Trump insider says ‘some accurate stuff’ in
profile of moribund 2024 campaign
Ex-president calls magazine reporter who likened him
to Norma Desmond of Sunset Boulevard a ‘shaky and unattractive wack job’
Martin
Pengelly in New York
@MartinPengelly
Tue 27 Dec
2022 07.52 EST
Rejecting a
New York Magazine story which said his campaign for the Republican presidential
nomination in 2024 was all but moribund a little more than a month after he
announced it, Donald Trump subjected the writer to misogynistic abuse.
Olivia
Nuzzi, Trump said, was “a shaky and unattractive wack job”.
The former
president also called Nuzzi’s story “fake news”, insisted “her ‘anonymous
sources’ don’t exist (true with many writers)” and said: “I’m happily fighting
hard for our GREAT USA!”
The
Guardian, however, has seen messages in which a veteran Trump campaign insider
says there is “some accurate stuff in” Nuzzi’s piece and, when told “time
catches up with all of us”, answers: “True”.
Nuzzi’s
story, The Final Campaign, ran under a pointed subtitle: “Inside Donald Trump’s
sad, lonely, thirsty, broken, basically pretend run for re-election. (Which
isn’t to say he can’t win).”
The piece
quoted numerous anonymous advisers, including one who said: “It’s not there. In
this business, you can have it and have it so hot and it can go overnight and
it’s gone and you can’t get it back. I think we’re just seeing it’s gone.

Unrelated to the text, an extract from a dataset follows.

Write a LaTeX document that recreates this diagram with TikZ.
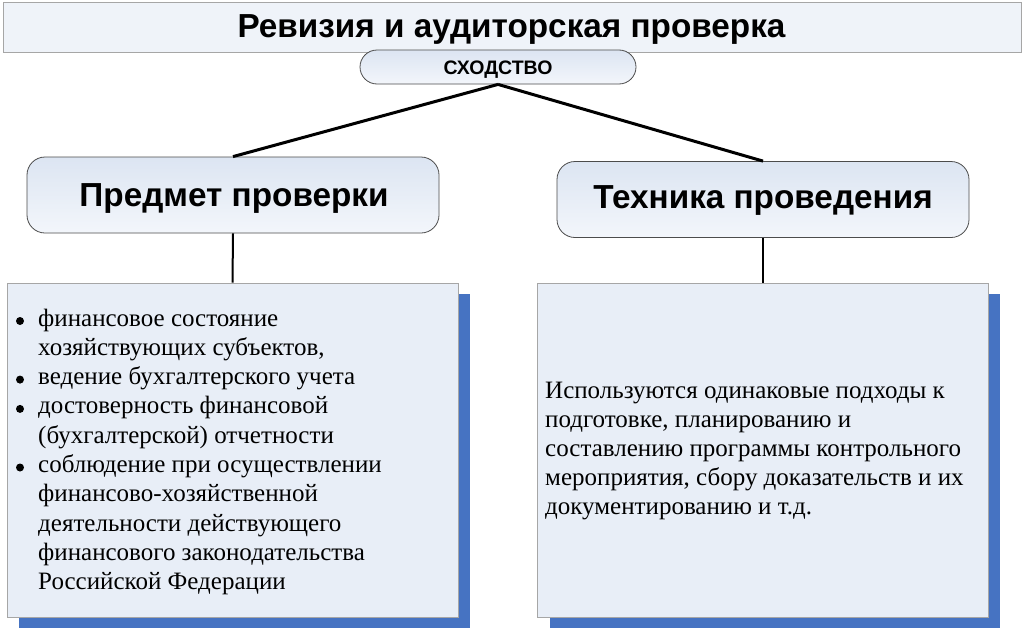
\documentclass[tikz,border=0pt]{standalone}
\usepackage{fontspec}
\setmainfont{Liberation Serif}
\newfontfamily\headfont{Liberation Sans}
\definecolor{shadowblue}{HTML}{4673C2}
\definecolor{boxfill}{HTML}{E8EEF7}
\definecolor{boxline}{HTML}{A6A6A6}
\definecolor{headtop}{HTML}{DCE5F2}
\definecolor{headbot}{HTML}{F3F6FB}
\definecolor{titlefill}{HTML}{EFF3F9}
\tikzset{
  titlebox/.style={draw=boxline, fill=titlefill, line width=0.8pt, minimum width=1018pt, minimum height=50pt, inner sep=0pt},
  bigtext/.style={anchor=base, inner sep=0pt, font=\headfont\bfseries\fontsize{33.3}{36}\selectfont},
  pillbox/.style={draw=black!70, line width=0.8pt, top color=headtop, bottom color=headbot, rounded corners=17pt,
    minimum width=276pt, minimum height=34pt, inner sep=0pt, text height=14pt, text depth=0pt,
    font=\headfont\bfseries\fontsize{19.5}{21}\selectfont},
  headbox/.style={draw=black!70, line width=0.8pt, top color=headtop, bottom color=headbot, rounded corners=18pt,
    minimum width=412pt, minimum height=76pt, inner sep=0pt},
  contentbox/.style={draw=boxline, fill=boxfill, line width=0.8pt, minimum width=451pt, minimum height=334pt, inner sep=0pt},
  link/.style={draw=black, line width=3pt},
  stem/.style={draw=black, line width=2pt},
  txt/.style={anchor=base west, inner sep=0pt, font=\fontsize{25}{29}\selectfont},
  bul/.style={circle, fill=black, inner sep=0pt, minimum size=8pt},
}
\begin{document}
\begin{tikzpicture}[x=1pt,y=-1pt]
\useasboundingbox (0,0) rectangle (1024,629);
\fill[white] (0,0) rectangle (1024,629);
% title
\node[titlebox] (title) at (512,27.5) {};
\node[bigtext] (titletext) at (511.5,37) {Ревизия и аудиторская проверка};
% shadows and content boxes
\fill[shadowblue] (19,294) rectangle (470,628);
\node[contentbox] (lc) at (232.5,450) {};
\fill[shadowblue] (550,294) rectangle (1000,628);
\node[contentbox] (rc) at (763,450) {};
% heading boxes
\node[headbox] (lh) at (233,195) {};
\node[bigtext] (lhtext) at (234,206) {Предмет проверки};
\node[headbox] (rh) at (763,199.5) {};
\node[bigtext] (rhtext) at (763,208) {Техника проведения};
% pill
\node[pillbox] (pill) at (498,67) {СХОДСТВО};
% connectors
\draw[link] (pill.south) -- (lh.north);
\draw[link] (pill.south) -- (rh.north);
\draw[stem] (lh.south) -- (lc.north);
\draw[stem] (rh.south) -- (rc.north);
% left list
\node[bul] (b1) at (20,321) {};
\node[bul] (b2) at (20,379.6) {};
\node[bul] (b3) at (20,408.9) {};
\node[bul] (b4) at (20,467.5) {};
\foreach \t [count=\i] in {финансовое состояние,{хозяйствующих субъектов,},ведение бухгалтерского учета,достоверность финансовой,(бухгалтерской) отчетности,соблюдение при осуществлении,финансово-хозяйственной,деятельности действующего,финансового законодательства,Российской Федерации}
  \node[txt] (l\i) at (38,{326+29.3*(\i-1)}) {\t};
% right text
\foreach \t [count=\i] in {Используются одинаковые подходы к,{подготовке, планированию и},составлению программы контрольного,{мероприятия, сбору доказательств и их},документированию и т.д.}
  \node[txt] (r\i) at (545,{398+29*(\i-1)}) {\t};
\end{tikzpicture}
\end{document}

The
magic is gone.”
When such
insiders were asked why Trump was running for the White House again, Nuzzi
wrote: “Few … are certain of the answers.
“‘It seems
like a joke,’ said one ex–Trump loyalist, a former White House official. ‘It
feels like he’s going through the motions because he said he would.’”
She also
said Trump was “sensitive about smallness” and compared his isolation at
Mar-a-Lago in Florida to the predicament of Norma Desmond, the character played
by Gloria Swanson in Sunset Boulevard, a movie Trump is known to adore.
Nuzzi wrote
of “a washed-up star locked away in a mansion from the 1920s, afraid of the
world outside, afraid it will remind him that time has passed”.
Trump faces
extensive legal jeopardy, from the January 6 investigation and four House
referrals to the Department of Justice; from the department’s own
investigation; from an investigation of his election subversion in Georgia;
from investigations of his business and tax affairs; and a rape allegation he
denies.
Nuzzi also
wrote that Trump, 76, does sometimes leave his resort – to go to his golf
course in the Florida city of Doral. There, Nuzzi wrote, he “meets regularly
with an impressive, ideologically diverse range of policy wonks, diplomats and
political theorists for conversations about the global economy and military
conflicts and constitutional law – and I’m kidding. He goes there to play golf.
“‘He just
goes, plays golf, comes back and fucks off. He has retreated to the golf course
and to Mar-a-Lago,’ one adviser said. ‘His world has gotten much smaller. His
world is so, so small.’”
Trump still
polls strongly with Republicans, though he now has a serious rival in the
notional GOP primary: Ron DeSantis, governor of Florida.
Nuzzi has
repeatedly made headlines with stories about Trump and his close allies,
including, in 2019, a series of startling exchanges with Rudy Giuliani, the
former New York mayor who became Trump’s attorney and is now in legal jeopardy
of his own.
Speaking to
CNN on Monday, Nuzzi was asked how she thought Trump would react to her piece.
“It’s like
an 8,000- or 9,000 word-piece,” she said. “I don’t know that he’s going to be
sitting down to read it. I think he’ll probably just look at the cover, look at
the headline and think ‘Eh, fake news,’ and move on from there.”
Trump did
call the piece fake news but he also resorted to abuse.
Writing on
his Truth Social platform, the former president said he agreed to an interview
with “a once very good, but now on its ‘last legs’ and failing, New York
Magazine.
“The
reporter was a shaky and unattractive wack job, known as ‘tough’ but dumb as a
rock, who actually wrote a decent story about me a long time ago. Her name,
Olivia Nuzzi.”
On Monday
night, Nuzzi responded – but not with a written rejoinder.
Seemingly
replying to Trump’s claim she was “dumb as a rock”, the writer tweeted two
pictures of Trump at the White House in August 2017, during a solar eclipse.
Trump was
not wearing shades. In both pictures, he stared straight at the sun.